Data provided ::
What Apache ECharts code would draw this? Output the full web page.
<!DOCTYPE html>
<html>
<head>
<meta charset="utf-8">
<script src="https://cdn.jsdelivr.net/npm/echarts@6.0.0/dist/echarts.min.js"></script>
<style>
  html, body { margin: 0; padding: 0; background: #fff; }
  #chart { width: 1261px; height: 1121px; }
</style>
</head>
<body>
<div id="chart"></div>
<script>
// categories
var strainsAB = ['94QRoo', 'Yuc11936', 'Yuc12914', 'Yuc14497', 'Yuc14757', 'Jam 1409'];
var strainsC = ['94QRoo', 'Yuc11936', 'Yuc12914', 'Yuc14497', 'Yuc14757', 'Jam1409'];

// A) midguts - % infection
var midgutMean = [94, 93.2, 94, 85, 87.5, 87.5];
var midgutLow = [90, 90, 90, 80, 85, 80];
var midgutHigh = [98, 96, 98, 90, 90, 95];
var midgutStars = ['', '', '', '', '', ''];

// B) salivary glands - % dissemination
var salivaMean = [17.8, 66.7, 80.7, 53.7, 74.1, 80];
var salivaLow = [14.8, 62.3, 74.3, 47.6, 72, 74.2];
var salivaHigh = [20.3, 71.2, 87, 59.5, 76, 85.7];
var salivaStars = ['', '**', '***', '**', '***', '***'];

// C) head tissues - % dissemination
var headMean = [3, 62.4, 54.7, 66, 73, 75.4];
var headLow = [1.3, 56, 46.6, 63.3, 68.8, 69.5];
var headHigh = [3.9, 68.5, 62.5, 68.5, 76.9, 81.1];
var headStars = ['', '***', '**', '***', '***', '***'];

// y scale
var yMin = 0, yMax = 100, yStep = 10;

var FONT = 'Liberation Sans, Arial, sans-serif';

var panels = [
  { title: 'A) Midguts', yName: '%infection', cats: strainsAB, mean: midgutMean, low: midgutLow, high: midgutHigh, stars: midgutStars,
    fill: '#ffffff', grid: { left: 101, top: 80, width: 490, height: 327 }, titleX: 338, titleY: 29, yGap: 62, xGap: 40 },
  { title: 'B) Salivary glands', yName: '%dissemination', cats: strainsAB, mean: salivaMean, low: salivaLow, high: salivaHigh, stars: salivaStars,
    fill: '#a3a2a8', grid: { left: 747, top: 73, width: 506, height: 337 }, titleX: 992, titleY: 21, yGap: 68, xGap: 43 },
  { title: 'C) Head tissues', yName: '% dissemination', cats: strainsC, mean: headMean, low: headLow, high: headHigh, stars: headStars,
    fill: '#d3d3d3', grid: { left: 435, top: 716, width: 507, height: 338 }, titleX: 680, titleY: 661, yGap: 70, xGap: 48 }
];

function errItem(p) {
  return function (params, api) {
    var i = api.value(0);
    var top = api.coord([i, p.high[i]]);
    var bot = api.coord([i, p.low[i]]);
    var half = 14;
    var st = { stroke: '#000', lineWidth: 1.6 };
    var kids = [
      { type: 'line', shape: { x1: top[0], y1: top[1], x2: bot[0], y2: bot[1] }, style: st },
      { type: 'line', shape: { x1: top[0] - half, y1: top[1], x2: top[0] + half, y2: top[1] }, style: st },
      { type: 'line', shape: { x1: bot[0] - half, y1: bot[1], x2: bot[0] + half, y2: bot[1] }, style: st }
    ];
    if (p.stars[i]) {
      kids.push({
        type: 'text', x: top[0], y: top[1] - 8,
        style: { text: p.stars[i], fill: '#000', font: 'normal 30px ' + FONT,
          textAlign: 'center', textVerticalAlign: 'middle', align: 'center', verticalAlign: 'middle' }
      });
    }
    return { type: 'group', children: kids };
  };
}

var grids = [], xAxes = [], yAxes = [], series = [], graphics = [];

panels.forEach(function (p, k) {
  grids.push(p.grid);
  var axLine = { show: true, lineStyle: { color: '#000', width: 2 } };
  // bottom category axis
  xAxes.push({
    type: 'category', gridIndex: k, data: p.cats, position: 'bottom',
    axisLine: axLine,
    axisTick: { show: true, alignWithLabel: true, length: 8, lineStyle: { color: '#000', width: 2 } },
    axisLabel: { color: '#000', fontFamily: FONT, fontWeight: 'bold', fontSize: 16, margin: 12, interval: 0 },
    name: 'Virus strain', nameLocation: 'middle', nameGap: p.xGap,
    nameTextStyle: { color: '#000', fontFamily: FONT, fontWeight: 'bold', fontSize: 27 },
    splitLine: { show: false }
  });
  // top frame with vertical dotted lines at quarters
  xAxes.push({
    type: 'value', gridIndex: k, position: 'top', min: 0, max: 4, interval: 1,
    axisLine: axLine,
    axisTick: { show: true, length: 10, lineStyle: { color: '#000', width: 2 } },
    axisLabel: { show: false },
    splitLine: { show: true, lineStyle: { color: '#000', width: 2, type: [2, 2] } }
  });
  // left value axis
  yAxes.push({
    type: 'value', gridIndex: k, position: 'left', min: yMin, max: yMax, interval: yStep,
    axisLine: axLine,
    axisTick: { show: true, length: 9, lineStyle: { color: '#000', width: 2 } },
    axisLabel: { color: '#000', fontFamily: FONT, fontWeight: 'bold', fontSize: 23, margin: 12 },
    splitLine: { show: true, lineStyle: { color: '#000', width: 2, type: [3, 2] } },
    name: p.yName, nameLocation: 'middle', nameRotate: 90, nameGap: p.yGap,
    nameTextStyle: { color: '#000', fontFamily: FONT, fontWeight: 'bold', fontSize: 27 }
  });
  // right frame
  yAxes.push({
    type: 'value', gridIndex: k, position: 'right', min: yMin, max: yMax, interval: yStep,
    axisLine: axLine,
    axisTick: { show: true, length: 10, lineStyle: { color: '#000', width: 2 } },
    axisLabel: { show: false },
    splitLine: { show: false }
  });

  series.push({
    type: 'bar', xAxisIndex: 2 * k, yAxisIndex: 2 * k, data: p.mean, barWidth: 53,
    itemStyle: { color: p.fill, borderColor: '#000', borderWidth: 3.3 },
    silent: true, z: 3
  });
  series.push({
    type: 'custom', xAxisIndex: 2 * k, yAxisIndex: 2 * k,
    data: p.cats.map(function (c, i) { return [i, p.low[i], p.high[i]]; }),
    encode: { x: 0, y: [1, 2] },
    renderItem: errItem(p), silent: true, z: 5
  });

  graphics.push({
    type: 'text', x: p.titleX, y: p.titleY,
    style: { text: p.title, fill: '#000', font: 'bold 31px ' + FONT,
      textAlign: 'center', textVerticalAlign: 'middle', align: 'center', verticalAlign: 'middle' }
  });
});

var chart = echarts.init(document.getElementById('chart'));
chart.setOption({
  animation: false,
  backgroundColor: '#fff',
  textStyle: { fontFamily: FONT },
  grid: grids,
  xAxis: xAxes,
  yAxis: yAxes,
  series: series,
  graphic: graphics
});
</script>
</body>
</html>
...
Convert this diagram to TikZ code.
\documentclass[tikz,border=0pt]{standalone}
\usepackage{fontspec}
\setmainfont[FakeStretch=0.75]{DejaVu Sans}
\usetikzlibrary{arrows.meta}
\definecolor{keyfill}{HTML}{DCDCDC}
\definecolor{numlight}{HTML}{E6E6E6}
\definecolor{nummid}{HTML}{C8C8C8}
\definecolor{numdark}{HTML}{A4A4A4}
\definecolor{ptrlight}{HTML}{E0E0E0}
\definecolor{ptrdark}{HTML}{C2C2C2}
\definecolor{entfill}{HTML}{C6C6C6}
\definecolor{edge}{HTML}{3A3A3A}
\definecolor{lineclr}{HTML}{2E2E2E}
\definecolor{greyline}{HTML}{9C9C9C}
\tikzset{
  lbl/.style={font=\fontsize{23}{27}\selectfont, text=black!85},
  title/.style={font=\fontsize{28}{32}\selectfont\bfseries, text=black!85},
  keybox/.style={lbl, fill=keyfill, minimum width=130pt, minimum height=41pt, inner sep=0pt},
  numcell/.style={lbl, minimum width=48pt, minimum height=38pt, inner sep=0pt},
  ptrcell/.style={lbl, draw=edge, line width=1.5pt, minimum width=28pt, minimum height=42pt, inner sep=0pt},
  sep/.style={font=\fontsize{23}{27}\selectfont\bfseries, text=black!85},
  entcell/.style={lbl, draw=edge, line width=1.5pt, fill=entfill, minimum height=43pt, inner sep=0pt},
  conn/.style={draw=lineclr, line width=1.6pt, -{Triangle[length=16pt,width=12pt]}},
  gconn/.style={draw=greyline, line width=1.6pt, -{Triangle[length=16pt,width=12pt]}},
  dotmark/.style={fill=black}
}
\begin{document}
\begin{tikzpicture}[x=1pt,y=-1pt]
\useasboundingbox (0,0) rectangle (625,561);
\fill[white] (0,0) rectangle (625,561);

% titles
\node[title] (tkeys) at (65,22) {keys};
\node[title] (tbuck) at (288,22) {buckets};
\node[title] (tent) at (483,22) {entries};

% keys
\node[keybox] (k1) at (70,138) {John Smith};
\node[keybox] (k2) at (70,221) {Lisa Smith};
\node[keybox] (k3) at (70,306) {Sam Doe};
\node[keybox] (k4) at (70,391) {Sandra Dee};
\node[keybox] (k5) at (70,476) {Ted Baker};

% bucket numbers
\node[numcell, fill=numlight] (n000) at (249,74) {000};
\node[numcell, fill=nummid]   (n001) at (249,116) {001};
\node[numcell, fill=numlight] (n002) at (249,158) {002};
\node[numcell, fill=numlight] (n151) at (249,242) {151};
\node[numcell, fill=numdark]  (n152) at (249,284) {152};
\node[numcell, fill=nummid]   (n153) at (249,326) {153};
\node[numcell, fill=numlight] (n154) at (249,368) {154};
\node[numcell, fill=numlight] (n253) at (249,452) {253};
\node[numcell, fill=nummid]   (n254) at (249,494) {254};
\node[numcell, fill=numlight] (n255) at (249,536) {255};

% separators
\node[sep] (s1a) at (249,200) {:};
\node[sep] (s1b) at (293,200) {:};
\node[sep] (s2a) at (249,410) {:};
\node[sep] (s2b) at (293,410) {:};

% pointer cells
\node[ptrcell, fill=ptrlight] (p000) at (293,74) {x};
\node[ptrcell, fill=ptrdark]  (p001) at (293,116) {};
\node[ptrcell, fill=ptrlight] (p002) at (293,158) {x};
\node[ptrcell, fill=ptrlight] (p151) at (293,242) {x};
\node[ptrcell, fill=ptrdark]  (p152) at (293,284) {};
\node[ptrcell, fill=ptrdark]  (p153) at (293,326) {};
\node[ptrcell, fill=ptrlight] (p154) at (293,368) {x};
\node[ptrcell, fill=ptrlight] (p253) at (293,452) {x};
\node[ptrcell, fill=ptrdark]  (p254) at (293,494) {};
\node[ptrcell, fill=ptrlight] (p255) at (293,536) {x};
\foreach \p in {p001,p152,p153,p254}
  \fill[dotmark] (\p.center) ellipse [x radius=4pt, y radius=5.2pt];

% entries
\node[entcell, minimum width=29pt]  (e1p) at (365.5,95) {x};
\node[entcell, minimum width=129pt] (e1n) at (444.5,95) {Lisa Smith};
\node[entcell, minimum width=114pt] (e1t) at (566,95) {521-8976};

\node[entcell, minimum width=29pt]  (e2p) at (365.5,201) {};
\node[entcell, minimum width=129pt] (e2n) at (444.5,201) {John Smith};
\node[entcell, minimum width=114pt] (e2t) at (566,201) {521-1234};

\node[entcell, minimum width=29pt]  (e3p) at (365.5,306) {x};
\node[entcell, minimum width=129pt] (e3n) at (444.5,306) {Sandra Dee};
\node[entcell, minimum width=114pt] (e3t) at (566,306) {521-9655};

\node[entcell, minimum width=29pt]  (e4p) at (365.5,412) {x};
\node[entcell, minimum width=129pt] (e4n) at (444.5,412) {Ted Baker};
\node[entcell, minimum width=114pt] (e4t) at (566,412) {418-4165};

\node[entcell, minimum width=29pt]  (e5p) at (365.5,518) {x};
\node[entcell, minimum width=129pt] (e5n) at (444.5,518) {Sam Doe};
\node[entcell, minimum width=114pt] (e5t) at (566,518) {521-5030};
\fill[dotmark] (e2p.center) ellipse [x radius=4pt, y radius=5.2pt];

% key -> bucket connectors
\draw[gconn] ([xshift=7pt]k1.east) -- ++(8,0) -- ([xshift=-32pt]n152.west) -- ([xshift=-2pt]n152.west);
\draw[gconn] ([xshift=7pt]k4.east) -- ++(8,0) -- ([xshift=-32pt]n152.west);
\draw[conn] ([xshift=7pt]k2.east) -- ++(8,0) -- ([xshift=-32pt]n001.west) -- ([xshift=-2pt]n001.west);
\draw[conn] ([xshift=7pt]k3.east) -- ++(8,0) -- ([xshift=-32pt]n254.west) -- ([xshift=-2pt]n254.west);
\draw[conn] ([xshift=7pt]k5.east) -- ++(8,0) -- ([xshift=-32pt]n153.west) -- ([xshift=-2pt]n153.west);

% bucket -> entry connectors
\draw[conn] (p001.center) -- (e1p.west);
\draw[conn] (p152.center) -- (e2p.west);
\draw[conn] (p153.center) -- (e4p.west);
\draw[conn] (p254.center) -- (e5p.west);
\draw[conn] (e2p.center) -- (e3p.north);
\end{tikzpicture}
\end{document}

Written exercise ::
The line with "What Apache ECharts" marks the start and the line with "var salivaStars = ['', '**', '***', '**', '***', '***'];" marks the end; transcribe every line in that stretch, unchanged.

Written response ::
What Apache ECharts code would draw this? Output the full web page.
<!DOCTYPE html>
<html>
<head>
<meta charset="utf-8">
<script src="https://cdn.jsdelivr.net/npm/echarts@6.0.0/dist/echarts.min.js"></script>
<style>
  html, body { margin: 0; padding: 0; background: #fff; }
  #chart { width: 1261px; height: 1121px; }
</style>
</head>
<body>
<div id="chart"></div>
<script>
// categories
var strainsAB = ['94QRoo', 'Yuc11936', 'Yuc12914', 'Yuc14497', 'Yuc14757', 'Jam 1409'];
var strainsC = ['94QRoo', 'Yuc11936', 'Yuc12914', 'Yuc14497', 'Yuc14757', 'Jam1409'];

// A) midguts - % infection
var midgutMean = [94, 93.2, 94, 85, 87.5, 87.5];
var midgutLow = [90, 90, 90, 80, 85, 80];
var midgutHigh = [98, 96, 98, 90, 90, 95];
var midgutStars = ['', '', '', '', '', ''];

// B) salivary glands - % dissemination
var salivaMean = [17.8, 66.7, 80.7, 53.7, 74.1, 80];
var salivaLow = [14.8, 62.3, 74.3, 47.6, 72, 74.2];
var salivaHigh = [20.3, 71.2, 87, 59.5, 76, 85.7];
var salivaStars = ['', '**', '***', '**', '***', '***'];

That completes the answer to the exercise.